面向网络欺诈行为发现的不确定数据离群点检测算法研究
发布时间:2019-05-27 00:03
【摘要】:随着互联网的飞速发展,人们的日常生活变得与网络密不可分。与此同时,频频出现的网络欺诈行为成为影响人们正常网络生活的重要因素。离群点检测技术是一种重要的数据挖掘技术,也是异常检测的重要手段,而基于距离的离群点检测是目前最常用离群点检测技术之一。本文对面向网络欺诈行为发现的不确定数据离群点检测算法展开研究。网络欺诈行为多发生在网络交易过程中并伴随着异常的网络交易行为。本文将每个用户的网络交易行为看做一个数据对象,将其映射到一个多维空间之中,网络交易行为的每个属性分别作为该空间的一个维度。一次异常的网络交易行为往往体现为偏离大多数数据对象的少数数据,对这些数据的检测即为该多维空间中的离群点检测。于此同时,由于数据不完整、噪声干扰、操作失误等原因,网络交易行为数据往往存在不确定性。本文对不确定数据集上基于距离的离群点检测算法展开研究,旨在高效、合理地检测出不确定离群点,为异常网络交易和网络欺诈行为发现提供帮助。本文首先使用x-tuple模型和可能世界语义模型对不确定数据集进行描述。

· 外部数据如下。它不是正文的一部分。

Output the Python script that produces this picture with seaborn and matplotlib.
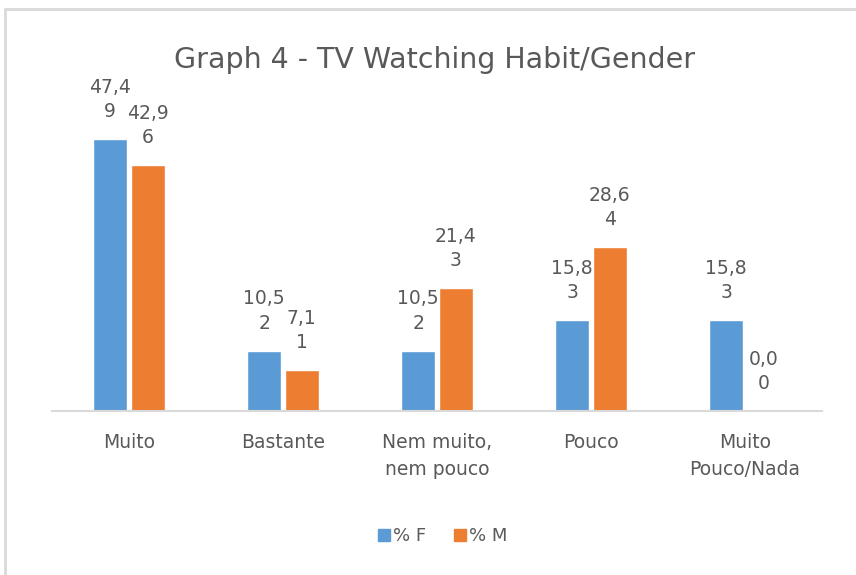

每一个不确定数据对象表示为一个x-tuple,它的每一个可能出现的数据实例表示为一个tuple,来自不同x-tuple的若干tuple构成一个可能世界。一个可能世界是不确定数据集的一个实例。随后本文将不确定数据集上的离群点检测看做一个查询过程,针对不同的数据特征分别提出了不确定数据集上的期望离群点检测、半期望离群点检测、全概率离群点检测和相对离群点检测四种全新的概念。期望离群点检测是其中最简单的不确定数据集上离群点检测概念,它为每一个tuple和每一个x-tuple计算一个期望离群度,从整个数据集上查询得到期望离群度最高的K个x-tuple。半期望离群点检测是对期望离群点检测的改进,它解决了后者容易受到数据不完整性影响的问题。该检测方法只计算每个tuple的期望离群度而不再计算各个x-tuple的期望离群度,所以称之为半期望离群度。相对离群点检测解决了前面两种离群点检测概念容易受到阵发性数据和噪声影响的问题。它不再计算各个tuple和x-tuple的期望离群度,而是通过各个x-tuple两两比较找出最可能成为离群点的K个x-tuple。该方法还避免了一些参数阈值的确定,降低了离群点检测应用的门槛,特别适合不是特定应用领域专家的普通用户使用。本文最后提出了全概率离群点检测的概念。它借鉴不确定数据集上全局top-K查询的思想,计算各个x-tuple在任意可能世界中成为top-k1离群点的概率,概率最高的k2个x-tuple即为不确定数据集上的离群点。本文形式化地给出了上述四种不确定数据离群点的定义,提出了算法框架,在此基础上设计了剪枝优化策略并形成了高效的优化算法,最后通过在真实数据集和人工数据集上的实验对算法精度、效率、剪枝优化策略的有效性和算法可扩展性等进行了验证。已有的不确定数据集上基于距离的离群点检测研究往往存在不足,一是假设不确定数据数据服从某个已知的分布,特别是正态分布等存在概率密度函数的解析表达式的分布。但这在实际应用中往往难以实现,这限制了相关研究的应用。二是有些研究虽然同样采用了x-tuple模型和可能世界语义描述不确定数据集,但他们忽略了数据多样性,一个不确定数据并没有体现为多个可能出现的实例。本文提出的新的不确定数据离群点检测概念能够适用于各种概率分布环境,同时考虑了数据不完整性和多样性,能够高效、合理地实现离群点检测。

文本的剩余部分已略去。